The glider I flew most until 2005 (Ka6E, made 1968, bought very second hand, construction mostly wood/fabric) for 20+ years had no more panel space, no more battery space, and was already on the upper limit of max permissible weight. It had no approved scheme. Typical for older gliders of that era.

The glider I now fly (Lak 17A, built 2005, mostly carbon fibre) originally had no approved transponder installation scheme and only one battery barely sufficient for a long flight with normal instruments – I once finished a competition flight switching things off as voltage dropped from 12+ to about 7.

As I am not the tallest pilot (about 5’7”), I fly it with its adjustable seat back one notch forward, and have found a way to carry two more batteries behind it. Not every glider or pilot could accommodate this. I count them as removable portable equipment and so not needing EASA approval. I hope I am right.

The manufacturer has since obtained EASA certification for an approved transponder antenna installation, but included in the approval only 3 specific named transponders, of which at least two would not fit into my panel (which they made, fitting the instruments I asked for, and leaving one small hole for a transponder control unit such as Trig). Unfortunately, Trig is not one of the 3 approved units, so I still can’t fit it. I don’t know what I would have to do, or pay, to have another unit approved, and look to the CAA to make it easier. EASA has not helped in this – in the old days, the BGA could have approved it cheaply and easily..

Many new gliders now being made do have approved schemes. A number of slightly older ones have retrofit approved schemes. If they need a new panel, however, I think it is back to the approved mod issue.
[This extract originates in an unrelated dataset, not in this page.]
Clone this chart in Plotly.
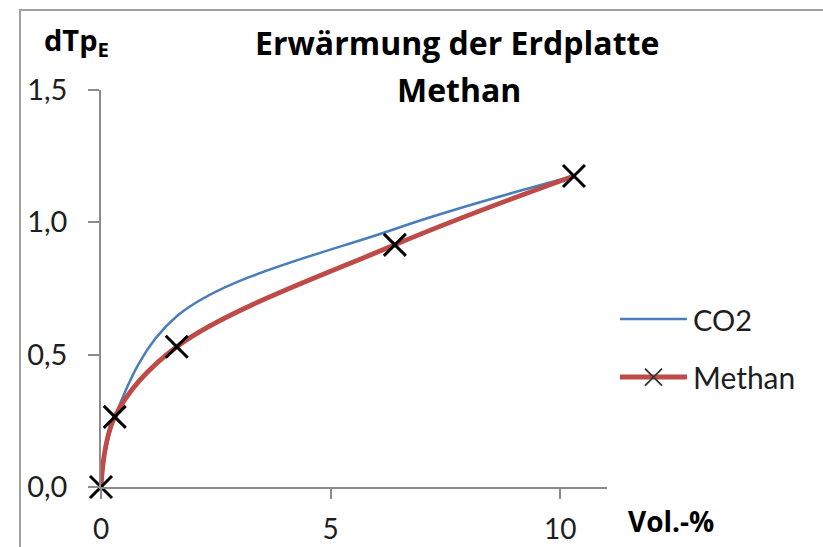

My perception is that most owners are not fitting transponders because of a mixture of reasons – most don’t use CAS, most don’t cloud-fly, most know that glider/glider collisions (one fatality a year on average for the last 20 years, as well as the non-fatal ones) are far more likely than glider with anything else (4 in 40 years), and transponders won’t help those, whereas Flarm will. More are fitting Flarm, few transponders. Flarm is mandatory for continental flying near mountains, and for competitions in some parts of the world. It is cheap (ish - £500 or less) and addresses what people see as an issue. Flarm + transponder + PCAS just won’t fit in most gliders, and without PCAS, TXp is useless for glider/glider alerts. Flarm gives much more useful alerts – level, above, or below, and which direction, and only if on conflicting courses not just nearby (clever algorithm).

In the long term, I think Transponders + ADS-B or something like it might be an interoperable compromise – but I’m not holding my breath. It would probably be less useful in alerts than Flarm, unless a similar algorithm could be incorporated.

Any technical solution will be a long time being widely adopted, unless mandated – gliders last as long as powered aircraft, EASA changes are difficult and disproportionately expensive, and most people simply don’t see anything needing fixing. They spend their money on what are their priorities – doesn’t everybody?

Just saw CGB’s picture. Not EASA approved, I believe.